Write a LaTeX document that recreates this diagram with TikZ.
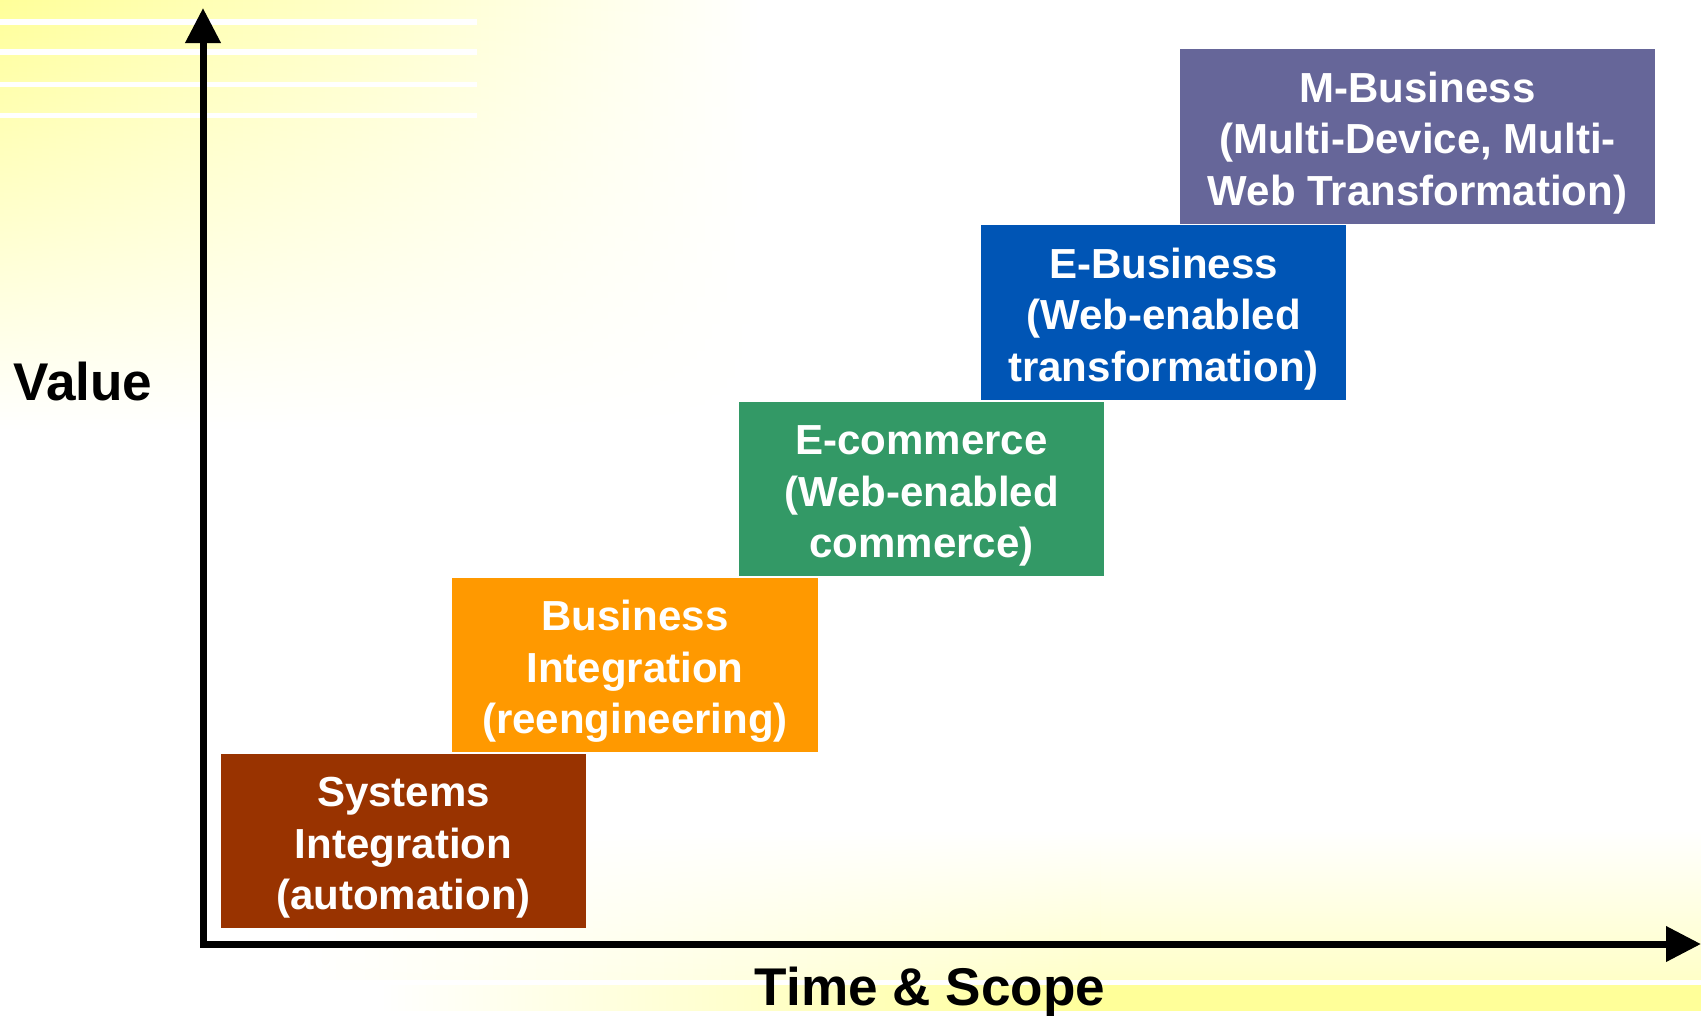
\documentclass[tikz,border=0pt]{standalone}
\usepackage{fontspec}
\setmainfont{Liberation Sans}
\usepackage{xcolor}
\usepackage{tikz}
\usetikzlibrary{arrows.meta,fadings}
\definecolor{bgyel}{HTML}{FFFF99}
\definecolor{sysred}{HTML}{993300}
\definecolor{bizorange}{HTML}{FF9900}
\definecolor{ecomgreen}{HTML}{339966}
\definecolor{ebizblue}{HTML}{0055B5}
\definecolor{mbizpurple}{HTML}{666699}
\newcommand{\steptop}{\rule{0pt}{12.3pt}}
\tikzset{
  axis/.style={draw=black, line width=0.07cm, line join=miter},
  stepbox/.style={rectangle, text=white, align=center, inner sep=0pt,
    minimum width=3.65cm, minimum height=1.74cm,
    font=\fontsize{11.95pt}{14.6pt}\selectfont\bfseries},
  axislab/.style={text=black, anchor=base, font=\fontsize{15.1pt}{18pt}\selectfont\bfseries},
  stripe/.style={draw=white, line width=0.05cm},
}

\begin{document}
\begin{tikzpicture}[x=0.01cm, y=-0.01cm]
  \useasboundingbox (0,0) rectangle (1701,1015);

  % background: yellow corners with white stripes
  \shade[left color=bgyel, middle color=bgyel!80!white, right color=white, path fading=south] (0,0) rectangle (760,430);
  \foreach \y in {22,52,84,115}
    \draw[stripe] (0,\y) -- (477,\y);
  \shade[left color=white, right color=bgyel!55!white, path fading=north] (300,830) rectangle (1100,982);
  \fill[bgyel!55!white, path fading=north] (1100,830) rectangle (1701,982);
  \shade[left color=white, right color=bgyel] (380,983) rectangle (1100,1015);
  \fill[bgyel] (1100,983) rectangle (1701,1015);
  \foreach \y in {982,1013}
    \draw[stripe] (300,\y) -- (1701,\y);

  % axes
  \coordinate (O) at (203,944);
  \coordinate (Ytop) at (203,8);
  \coordinate (Xend) at (1701,944);
  \draw[axis, {Triangle[length=0.35cm, width=0.34cm]}-{Triangle[length=0.35cm, width=0.34cm]}] (Ytop) -- (O) -- (Xend);

  \node[axislab] (value) at (83,400) {Value};
  \node[axislab] (timescope) at (930,1005) {Time \& Scope};

  % steps
  \node[stepbox, fill=sysred] (sys) at (403.5,841) {\steptop Systems\\Integration\\(automation)};
  \node[stepbox, fill=bizorange] (biz) at (635,665) {\steptop Business\\Integration\\(reengineering)};
  \node[stepbox, fill=ecomgreen] (ecom) at (921.5,489) {\steptop E-commerce\\(Web-enabled\\commerce)};
  \node[stepbox, fill=ebizblue] (ebiz) at (1163.5,312.5) {\steptop E-Business\\(Web-enabled\\transformation)};
  \node[stepbox, fill=mbizpurple, minimum width=4.75cm] (mbiz) at (1417.5,136.5) {\steptop M-Business\\(Multi-Device, Multi-\\Web Transformation)};
\end{tikzpicture}
\end{document}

» **What the task asks**: Repeat, with no pictures, each line from the beginning of the data through the line containing "(0,0) rectangle (1701,1015);", inclusive.

» **Exercise output**:
Write a LaTeX document that recreates this diagram with TikZ.
\documentclass[tikz,border=0pt]{standalone}
\usepackage{fontspec}
\setmainfont{Liberation Sans}
\usepackage{xcolor}
\usepackage{tikz}
\usetikzlibrary{arrows.meta,fadings}
\definecolor{bgyel}{HTML}{FFFF99}
\definecolor{sysred}{HTML}{993300}
\definecolor{bizorange}{HTML}{FF9900}
\definecolor{ecomgreen}{HTML}{339966}
\definecolor{ebizblue}{HTML}{0055B5}
\definecolor{mbizpurple}{HTML}{666699}
\newcommand{\steptop}{\rule{0pt}{12.3pt}}
\tikzset{
  axis/.style={draw=black, line width=0.07cm, line join=miter},
  stepbox/.style={rectangle, text=white, align=center, inner sep=0pt,
    minimum width=3.65cm, minimum height=1.74cm,
    font=\fontsize{11.95pt}{14.6pt}\selectfont\bfseries},
  axislab/.style={text=black, anchor=base, font=\fontsize{15.1pt}{18pt}\selectfont\bfseries},
  stripe/.style={draw=white, line width=0.05cm},
}

\begin{document}
\begin{tikzpicture}[x=0.01cm, y=-0.01cm]
  \useasboundingbox (0,0) rectangle (1701,1015);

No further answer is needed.